Reducing speed limits on motorways was identified as a possible longer term transport mitigation measure in the National Mitigation Plan in 2017 (Measure T24) because energy use increases at higher travelling speeds. During the drafting of the Plan, my Department officials estimated that the impact of reducing maximum speed limits on motorways from 120km/h to 110km/h for cars and vans and from 90km/h to 80km/h for heavy goods vehicles compared to current speed limits would result in a potential cumulative greenhouse gas emission reduction saving of 1,881 tkCO2 over the period 2017-2030. Further analysis carried out by my Department during the development of the Climate Action Plan 2019 suggested that under the same speed limit reductions approximately 1,700 tkCO2 of transport emissions could be abated between 2020 and 2030. Assuming annual transport emissions remained relatively stable over this time period (c. 12 MtCO2 per annum) it could be expected that reducing speed limits could yield a 1.4% annual reduction in transport emissions.
There are possible co-benefits to reducing driving speeds, in relation to road safety and air quality; however, negative economic impacts, reduced fuel tax revenue, and longer travel times are also noteworthy concerns. Furthermore, it is possible that a proportion of the motorway traffic would divert on to secondary networks as a result of a reduced speed limit with associated unintended consequences.

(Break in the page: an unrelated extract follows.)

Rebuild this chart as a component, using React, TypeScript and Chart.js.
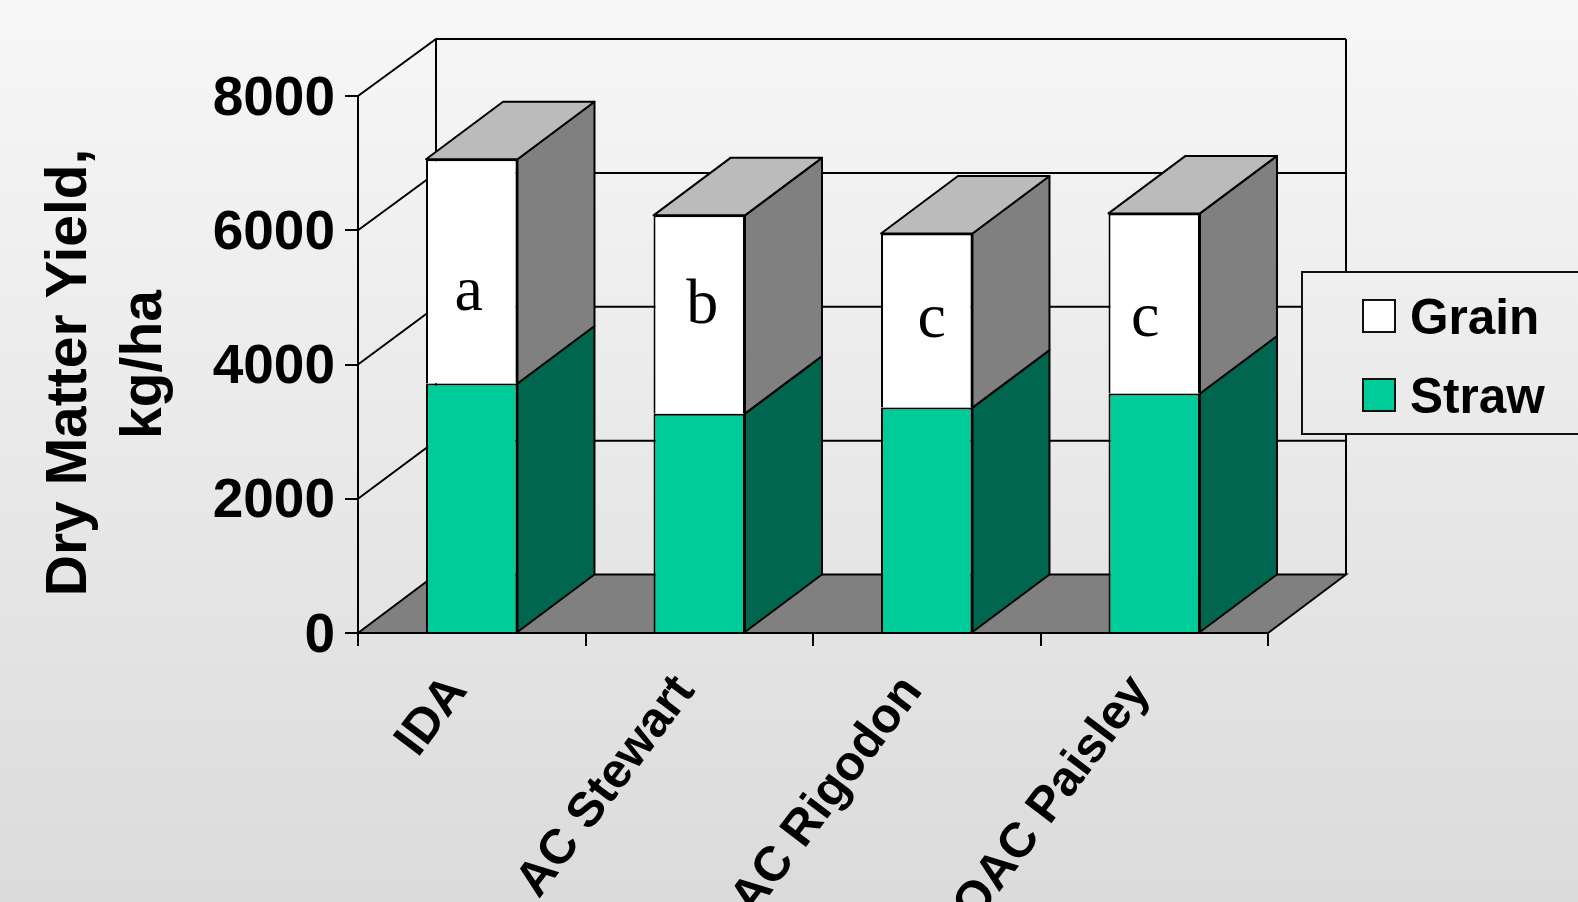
import React, { useEffect, useRef } from "react";
import { Chart, registerables } from "chart.js";

Chart.register(...registerables);

// Cultivar yields, kg/ha
const cultivars = ["IDA", "AC Stewart", "AC Rigodon", "OAC Paisley"];
const straw = [3717, 3268, 3358, 3568];
const grain = [3340, 2954, 2594, 2683];
// Significance letters and the yield level their baselines sit at
const letters = ["a", "b", "c", "c"];
const letterLevels = [4812, 4618, 4410, 4430];
const letterShift = [-3, 3, 5, -9];
const yTicks = [0, 2000, 4000, 6000, 8000];

const WIDTH = 1578;
const HEIGHT = 902;
const BOX_DEPTH_X = 78;
const BAR_DEPTH_X = 77;
const BAR_DEPTH_Y = 57.5;
const LINE = 2;
const SANS = "'Liberation Sans', Arial, sans-serif";
const SERIF = "'Liberation Serif', 'Times New Roman', serif";

const sideColors = ["#006650", "#808080"];
const topColor = "#BBBBBB";

function poly(ctx: CanvasRenderingContext2D, pts: number[][], fill?: string) {
  ctx.beginPath();
  pts.forEach((p, i) => (i ? ctx.lineTo(p[0], p[1]) : ctx.moveTo(p[0], p[1])));
  ctx.closePath();
  if (fill) {
    ctx.fillStyle = fill;
    ctx.fill();
  }
  ctx.stroke();
}

function pageGradient(ctx: CanvasRenderingContext2D) {
  const g = ctx.createLinearGradient(0, 0, 0, HEIGHT);
  g.addColorStop(0, "#F7F7F7");
  g.addColorStop(1, "#DBDBDB");
  return g;
}

// Page background plus the floor and walls of the 3D box
const boxPlugin = {
  id: "box",
  beforeDraw(chart: any) {
    const { ctx, scales, chartArea: a } = chart;
    ctx.save();
    ctx.fillStyle = pageGradient(ctx);
    ctx.fillRect(0, 0, WIDTH, HEIGHT);
    ctx.strokeStyle = "#000";
    ctx.lineWidth = LINE;
    const bx = a.left + BOX_DEPTH_X;
    const brx = a.right + BOX_DEPTH_X;
    const y0 = scales.y.getPixelForValue(0);
    const yMax = scales.y.getPixelForValue(8000);
    // The box narrows very slightly towards its back face
    const back = (y: number) => y - 57 - (1.5 * (y - yMax)) / (y0 - yMax);
    poly(ctx, [[a.left, y0], [bx, back(y0)], [brx, back(y0)], [a.right, y0]], "#808080");
    ctx.beginPath();
    ctx.moveTo(bx, back(y0));
    ctx.lineTo(bx, back(yMax));
    ctx.moveTo(brx, back(y0));
    ctx.lineTo(brx, back(yMax));
    yTicks.slice(1).forEach((v) => {
      const y = scales.y.getPixelForValue(v);
      ctx.moveTo(a.left, y);
      ctx.lineTo(bx, back(y));
      ctx.lineTo(brx, back(y));
    });
    ctx.stroke();
    ctx.restore();
  },
  // Receding side and top faces of every bar segment
  beforeDatasetsDraw(chart: any) {
    const { ctx } = chart;
    ctx.save();
    ctx.strokeStyle = "#000";
    ctx.lineWidth = LINE;
    ctx.lineJoin = "round";
    chart.data.datasets.forEach((_: any, d: number) => {
      chart.getDatasetMeta(d).data.forEach((bar: any) => {
        const r = bar.x + bar.width / 2;
        const l = bar.x - bar.width / 2;
        poly(ctx, [[r, bar.base], [r + BAR_DEPTH_X, bar.base - BAR_DEPTH_Y], [r + BAR_DEPTH_X, bar.y - BAR_DEPTH_Y], [r, bar.y]], sideColors[d]);
        if (d === chart.data.datasets.length - 1) {
          poly(ctx, [[l, bar.y], [l + BAR_DEPTH_X, bar.y - BAR_DEPTH_Y], [r + BAR_DEPTH_X, bar.y - BAR_DEPTH_Y], [r, bar.y]], topColor);
        }
      });
    });
    ctx.restore();
  },
  // Significance letters and the legend, which sits over the back wall
  afterDraw(chart: any) {
    const { ctx, scales } = chart;
    ctx.save();
    ctx.fillStyle = "#000";
    ctx.font = `64px ${SERIF}`;
    ctx.textAlign = "center";
    ctx.textBaseline = "alphabetic";
    letters.forEach((t, i) => {
      ctx.fillText(t, scales.x.getPixelForValue(i) + letterShift[i], scales.y.getPixelForValue(letterLevels[i]));
    });

    ctx.strokeStyle = "#111";
    ctx.lineWidth = LINE;
    ctx.fillStyle = pageGradient(ctx);
    ctx.fillRect(1302, 272, 290, 162);
    ctx.strokeRect(1302, 272, 290, 162);
    ctx.font = `bold 49.5px ${SANS}`;
    ctx.textAlign = "left";
    ctx.textBaseline = "middle";
    [...chart.data.datasets].reverse().forEach((ds: any, i: number) => {
      const y = 316 + i * 79;
      ctx.fillStyle = ds.backgroundColor;
      ctx.fillRect(1363, y - 16, 32, 32);
      ctx.strokeRect(1363, y - 16, 32, 32);
      ctx.fillStyle = "#000";
      ctx.fillText(ds.label, 1410, y + 4);
    });
    ctx.restore();
  },
};

export default function App() {
  const ref = useRef<HTMLCanvasElement>(null);
  useEffect(() => {
    const chart = new Chart(ref.current as HTMLCanvasElement, {
      type: "bar",
      data: {
        labels: cultivars,
        datasets: [
          { label: "Straw", data: straw, backgroundColor: "#00CC99", borderColor: "#000", borderWidth: 2, borderSkipped: "bottom" },
          { label: "Grain", data: grain, backgroundColor: "#FFFFFF", borderColor: "#000", borderWidth: 2, borderSkipped: "bottom" },
        ],
      },
      options: {
        responsive: false,
        animation: false,
        layout: { autoPadding: false, padding: { left: 0, right: WIDTH - 1268, top: 96, bottom: 0 } },
        plugins: { legend: { display: false }, tooltip: { enabled: false }, title: { display: false } },
        datasets: { bar: { categoryPercentage: 1, barPercentage: 0.402 } },
        scales: {
          x: {
            stacked: true,
            afterFit: (s: any) => { s.height = HEIGHT - 633; },
            border: { display: true, color: "#000", width: LINE, z: 1 },
            grid: { display: true, drawOnChartArea: false, color: "#000", lineWidth: LINE, tickLength: 13 },
            ticks: {
              color: "#000",
              font: { family: SANS, weight: "bold", size: 49 },
              minRotation: 53,
              maxRotation: 53,
              padding: 19,
              labelOffset: -14,
            },
          },
          y: {
            stacked: true,
            min: 0,
            max: 8000,
            afterFit: (s: any) => { s.width = 358; },
            afterBuildTicks: (s: any) => { s.ticks = yTicks.map((value) => ({ value })); },
            border: { display: true, color: "#000", width: LINE },
            grid: { display: true, drawOnChartArea: false, color: "#000", lineWidth: LINE, tickLength: 13 },
            ticks: {
              color: "#000",
              font: { family: SANS, weight: "bold", size: 55 },
              padding: 10,
              labelOffset: 3.5,
              callback: (v: any) => String(v),
            },
            title: {
              display: true,
              text: ["Dry Matter Yield, ", "kg/ha"],
              color: "#000",
              font: { family: SANS, weight: "bold", size: 57, lineHeight: 1.33 },
              padding: { top: 32, bottom: 0 },
            },
          },
        },
      },
      plugins: [boxPlugin],
    } as any);
    return () => chart.destroy();
  }, []);
  return (
    <div style={{ position: "fixed", left: 0, top: 0, width: WIDTH, height: HEIGHT, overflow: "hidden" }}>
      <canvas ref={ref} width={WIDTH} height={HEIGHT} style={{ display: "block" }} />
    </div>
  );
}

Reviews to the design speed for existing infrastructure and speed enforcement procedures would be required in light of any proposal to lower speed limits. It should also be highlighted that National Strategic Outcome 2 (Enhanced Regional Accessibility) in the National Planning Framework commits to improving average journey times for connectivity reasons, targeting an average inter-urban speed of 90kph; a reduced motorway speed limit may be in conflict with this aim.
Moreover, actual fuel consumption benefits of lower speed limits for motorway drivers is dependent on a number of external factors such as vehicle types, driving patterns, the frequency of speeding, road load patterns and congestion levels. I am given to understand that carbon savings from lower speed can also vary markedly depending on engine characteristics, vehicle weight, distances travelled and supplementary equipment such as rear mounted storage racks or even taxi signs. In addition, the vehicles we drive and the fuels that power them are steadily becoming less carbon intensive; new vehicles must comply with increasingly more stringent standards and the penetration of renewable biofuels as a share of road transport energy has increased significantly over recent years. In 2018, it is estimated that biofuel use saved over 500 tkCO2, over 4% of transport emissions. Such developments will erode emissions reduction benefits of reducing speed limits.
As we contemplate the extent of the climate challenge which we now face, it is imperative that we continue to consider all measures which may deliver emissions savings. The Climate Action Plan is to be reviewed annually, and I expect that my Department will examine once again the issue of decreasing speed limits as a potential emission-saving measure at this time.